The US’ headline unemployment rate fell to 3.9 per cent in April, the first time it has dropped below 4 per cent since 2000, the government said on Friday.
The current jobless rate in the US indicates a market with virtually full employment, though the creation of 164,000 new jobs was slightly below analysts’ expectations, Efe reported.
Economists had forecast that the US economy would create some 190,000 jobs in April, but even so, it was the 91st straight month to show increased employment in the US, the longest labor market growth streak on record.
The drop to 3.9 per cent comes after six consecutive months in which the employment rate remained stable at 4.1 per cent.

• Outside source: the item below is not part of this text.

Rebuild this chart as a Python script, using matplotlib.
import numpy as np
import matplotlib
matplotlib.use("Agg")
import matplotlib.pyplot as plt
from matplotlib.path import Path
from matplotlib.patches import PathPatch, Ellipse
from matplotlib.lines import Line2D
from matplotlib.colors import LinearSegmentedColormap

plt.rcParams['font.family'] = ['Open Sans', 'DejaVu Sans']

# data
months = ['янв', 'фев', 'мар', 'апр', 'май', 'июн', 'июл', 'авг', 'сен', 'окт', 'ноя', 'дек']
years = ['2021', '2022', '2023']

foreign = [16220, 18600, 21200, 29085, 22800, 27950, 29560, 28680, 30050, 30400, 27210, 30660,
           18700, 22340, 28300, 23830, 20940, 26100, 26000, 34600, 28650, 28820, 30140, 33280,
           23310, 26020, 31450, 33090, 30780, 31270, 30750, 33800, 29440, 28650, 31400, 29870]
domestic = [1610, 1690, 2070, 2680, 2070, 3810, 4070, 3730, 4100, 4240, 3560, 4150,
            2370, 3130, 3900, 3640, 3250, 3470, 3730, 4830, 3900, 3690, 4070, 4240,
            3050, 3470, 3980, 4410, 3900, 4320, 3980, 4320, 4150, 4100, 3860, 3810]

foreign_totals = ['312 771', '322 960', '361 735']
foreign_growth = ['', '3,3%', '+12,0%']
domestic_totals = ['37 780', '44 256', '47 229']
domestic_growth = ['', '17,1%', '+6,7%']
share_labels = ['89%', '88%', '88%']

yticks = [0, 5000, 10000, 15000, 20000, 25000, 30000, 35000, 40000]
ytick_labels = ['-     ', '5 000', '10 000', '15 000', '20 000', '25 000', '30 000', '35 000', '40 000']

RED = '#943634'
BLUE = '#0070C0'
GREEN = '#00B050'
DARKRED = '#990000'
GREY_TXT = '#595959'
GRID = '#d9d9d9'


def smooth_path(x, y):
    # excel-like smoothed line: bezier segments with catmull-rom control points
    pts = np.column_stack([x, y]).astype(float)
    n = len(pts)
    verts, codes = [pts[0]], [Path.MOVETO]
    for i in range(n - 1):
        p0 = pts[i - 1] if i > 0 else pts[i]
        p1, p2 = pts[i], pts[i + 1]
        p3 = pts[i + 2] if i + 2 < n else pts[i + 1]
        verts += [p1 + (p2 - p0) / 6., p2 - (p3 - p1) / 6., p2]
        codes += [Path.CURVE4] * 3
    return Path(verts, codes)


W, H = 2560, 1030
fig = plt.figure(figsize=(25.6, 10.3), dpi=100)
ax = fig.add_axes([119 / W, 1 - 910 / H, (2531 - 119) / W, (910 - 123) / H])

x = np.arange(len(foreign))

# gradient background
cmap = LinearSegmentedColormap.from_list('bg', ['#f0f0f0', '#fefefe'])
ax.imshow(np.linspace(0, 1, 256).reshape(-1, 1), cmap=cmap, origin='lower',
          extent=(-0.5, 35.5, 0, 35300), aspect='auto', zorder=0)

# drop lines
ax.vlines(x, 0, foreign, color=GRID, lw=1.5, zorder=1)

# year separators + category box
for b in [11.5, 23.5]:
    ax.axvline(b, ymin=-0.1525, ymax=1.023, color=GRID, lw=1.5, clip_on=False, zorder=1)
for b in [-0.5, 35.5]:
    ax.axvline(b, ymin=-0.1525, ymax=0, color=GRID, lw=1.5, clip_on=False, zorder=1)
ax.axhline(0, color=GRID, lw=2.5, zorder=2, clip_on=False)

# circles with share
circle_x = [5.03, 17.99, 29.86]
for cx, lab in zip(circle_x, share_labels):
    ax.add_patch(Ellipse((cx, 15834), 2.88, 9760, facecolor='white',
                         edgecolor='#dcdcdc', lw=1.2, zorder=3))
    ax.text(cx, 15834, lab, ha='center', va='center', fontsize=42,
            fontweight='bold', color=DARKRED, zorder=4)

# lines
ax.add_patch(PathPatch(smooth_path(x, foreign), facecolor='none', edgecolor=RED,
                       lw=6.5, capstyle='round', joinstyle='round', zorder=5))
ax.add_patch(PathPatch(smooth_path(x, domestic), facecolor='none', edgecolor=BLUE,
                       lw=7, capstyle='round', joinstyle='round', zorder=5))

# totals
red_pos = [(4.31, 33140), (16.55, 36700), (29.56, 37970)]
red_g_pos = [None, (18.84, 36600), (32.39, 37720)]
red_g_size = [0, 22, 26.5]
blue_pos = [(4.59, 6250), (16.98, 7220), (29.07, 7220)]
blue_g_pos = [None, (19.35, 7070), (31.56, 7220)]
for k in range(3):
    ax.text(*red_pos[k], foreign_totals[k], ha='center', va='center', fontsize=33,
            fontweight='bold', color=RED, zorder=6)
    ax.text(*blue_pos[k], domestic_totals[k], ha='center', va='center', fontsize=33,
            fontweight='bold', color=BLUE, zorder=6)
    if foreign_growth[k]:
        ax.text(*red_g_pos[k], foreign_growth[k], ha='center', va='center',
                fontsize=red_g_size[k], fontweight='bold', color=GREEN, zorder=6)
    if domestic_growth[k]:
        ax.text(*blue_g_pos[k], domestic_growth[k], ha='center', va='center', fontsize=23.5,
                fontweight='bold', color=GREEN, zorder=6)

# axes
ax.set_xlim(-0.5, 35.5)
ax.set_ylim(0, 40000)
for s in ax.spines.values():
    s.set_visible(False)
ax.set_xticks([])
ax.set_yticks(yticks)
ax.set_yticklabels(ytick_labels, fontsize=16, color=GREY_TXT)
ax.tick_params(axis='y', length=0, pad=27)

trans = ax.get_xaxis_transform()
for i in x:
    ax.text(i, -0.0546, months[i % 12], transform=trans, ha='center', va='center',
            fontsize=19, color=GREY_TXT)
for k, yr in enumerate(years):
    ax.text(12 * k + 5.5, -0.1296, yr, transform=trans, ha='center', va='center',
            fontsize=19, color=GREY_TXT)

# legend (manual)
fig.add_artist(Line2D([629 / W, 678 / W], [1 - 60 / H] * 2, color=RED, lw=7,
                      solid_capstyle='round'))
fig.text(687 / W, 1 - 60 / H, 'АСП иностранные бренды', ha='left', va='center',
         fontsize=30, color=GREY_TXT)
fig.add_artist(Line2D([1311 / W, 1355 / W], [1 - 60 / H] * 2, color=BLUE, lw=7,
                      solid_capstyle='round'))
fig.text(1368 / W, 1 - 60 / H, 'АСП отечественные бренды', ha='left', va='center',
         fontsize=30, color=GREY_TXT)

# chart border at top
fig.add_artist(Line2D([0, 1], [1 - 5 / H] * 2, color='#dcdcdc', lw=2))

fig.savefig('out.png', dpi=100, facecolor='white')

As for workers’ wages, on average they were up 4 cents an hour last month, the equivalent of 0.1 per cent or $26.84, and are expected to remain on the rise due to the continuing demand in the labor market.
The labor force participation rate, defined as the share of the population 16 years and older either working or seeking work, dropped minimally from 62.9 per cent to 62.8 per cent.
This report on a robust labor market raises expectations that the Federal Reserve will increase interest rates, currently between 1.5 per cent and 1.75 per cent, at its next policy meeting in June.